In the postmodern vocabulary, [discourse] means the web of assumptions that collect around a cultural fact, with heavy emphasis on notions that have been unmasked as naïve and ridiculous by French theorists [such as] Michel Foucault, Jacques Derrida, and Jean Baudrillard...
That's from Joan Acocella's The Typing Life review of a dumb book which also answers
the hypothetical question “If you put a bunch of monkeys in front of typewriters, how long would it take them to compose the works of Shakespeare?” This question originated as part of the theory of probability, and it has been tested. According to Wershler-Henry, the world record for Shakespeare-reinvention belongs to the virtual monkeys supervised by Dan Oliver, of Scottsdale, Arizona. On August 4, 2004, after the group had worked for 42,162,500,000 billion billion monkey years, one of Oliver’s monkeys typed, “VALENTINE. Cease toIdor:eFLP0FRjWK78aXzVOwm)-‘;8.t . . .,” the first nineteen characters of which can be found in “The Two Gentlemen of Verona.” Runner-up teams have produced eighteen characters from “Timon of Athens,” seventeen from “Troilus and Cressida,” and sixteen from “Richard II.” Did these monkeys get federal funding?

Monday, April 2

The entitlement mentality

The rich are being taxed at ever-higher levels, while more workers at the bottom of the income ladder are paying no taxes at all. As for spending, resources flowing to those at the bottom far outstrip those flowing to those at the top.

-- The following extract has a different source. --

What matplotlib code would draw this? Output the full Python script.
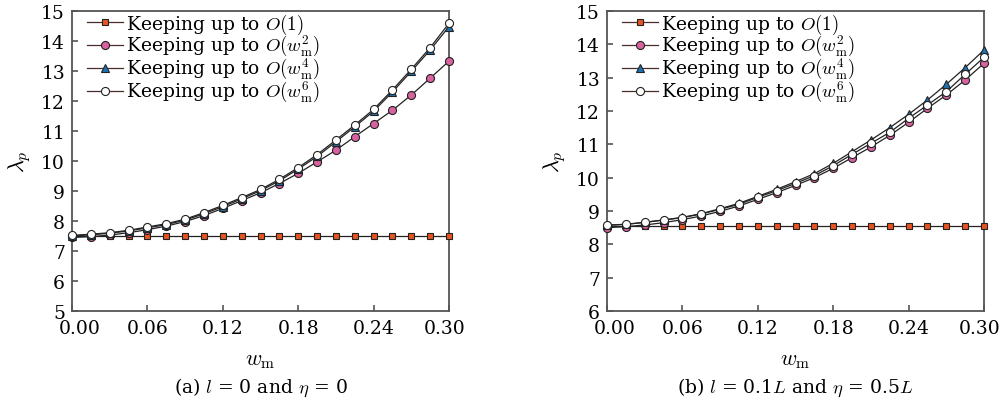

Far from 'favoring the rich,' as many believe, our tax code is massively redistributionist, sending literally trillions of dollars into low-income homes and far less into wealthy homes. This may be good or bad, depending on your point of view, but the fact is it's happening. And those who argue that recent tax cuts 'benefit the rich' ignore the reality.

...

No one minds helping the truly needy. But as with welfare in the pre-1996 reform era, reliance on government can become a habit — imposing huge costs on our national economy.

Worse, a 'what's in it for me?' attitude seems increasingly the norm. Once a nation of stoic, self-reliant individualists, America now seems full of people who think other taxpayers owe them something. They see the 'system' as a giant cow to be milked — and damn the cow.

This is backed up by polling data. In a 1994 Pew poll, 57% agreed with the statement 'Government should care for those who can't care for themselves.' Today, it's 69%.

It's sad enough when a nation punishes its most productive citizens and rewards the least productive. But the real shame is that there are so many myths about taxes and poverty we can't even have an honest discussion about it.